Income Tax from MLB Players

For income taxes collected from the Diamondbacks organization, and Diamondbacks employees and their spouses, the bill would deposit that revenue into CSDF. Under current law, these monies are deposited into the state General Fund. This income tax redirection would begin in FY 2027 and is based on income tax returns filed in the proceeding tax year.

 

According to USA Today, the Diamondbacks' 2024 season-opening player payroll was $140.8 million.
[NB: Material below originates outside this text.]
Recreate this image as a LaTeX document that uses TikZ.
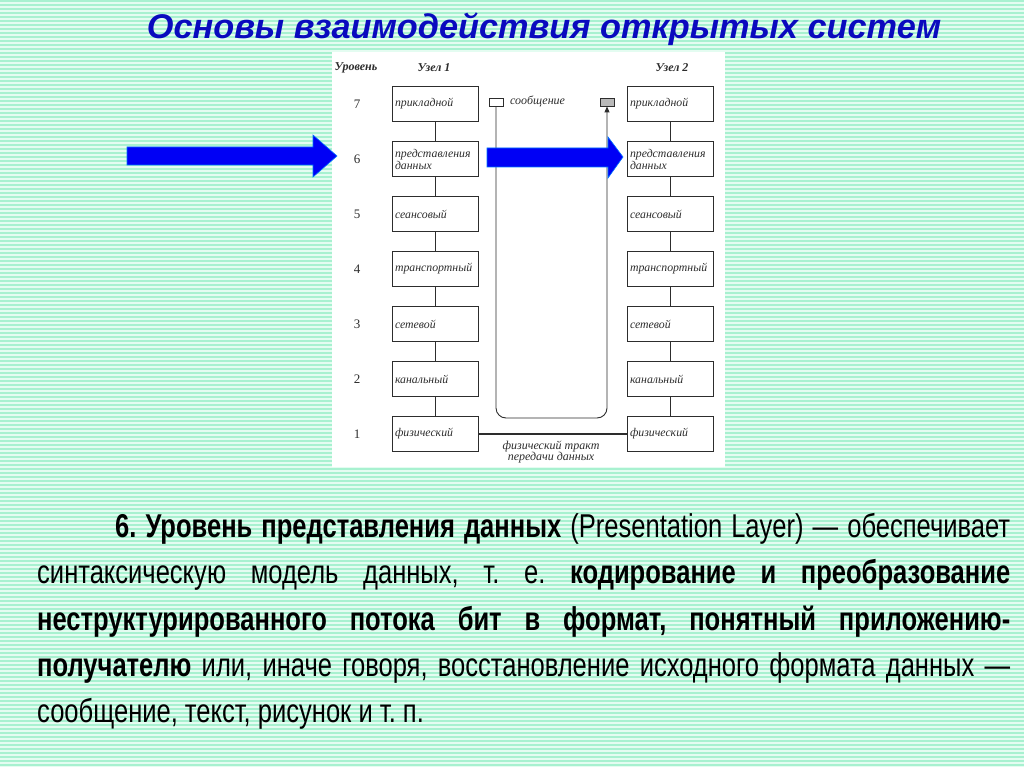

Given the state's single 2.5% income tax rate, $3.5 million would be redirected to the CSDF, resulting in a corresponding $(3.5) million reduction to General Fund revenues.

 

Given the lack of data due to taxpayer confidentiality laws, the analysis does not include income tax that would be redirected from: 1) the Diamondbacks' organization itself; 2) non-player Diamondbacks staff; and 3) Any income tax paid by spouses on joint tax returns, which are also redirected under the bill.

 

Local Government Impact

 

Incorporated cities and towns receive 18% of individual and corporate income tax collections from 2 years prior from the Urban Revenue Sharing (URS) Fund established by A.R.S. § 43-206. The bill holds local governments harmless from any URS impact related to the income tax diversions.

 

As noted above, the bill's TPT redirection would reduce city and county TPT revenues.

 

The total TPT reduction to cities would be $(4.2) million, which consists of $(0.7) million for all cities statewide receiving a lower amount of shared revenue from the 5% base TPT rate, and $(3.5) million for the City of Phoenix due to lower municipal TPT collections.

The total TPT reduction to counties would be $(2.3) million, which consists of $(1.2) million for all counties statewide receiving a lower amount of shared revenue from the 5% base TPT rate, and $(1.1) million for Maricopa County due to lower county excise tax collections.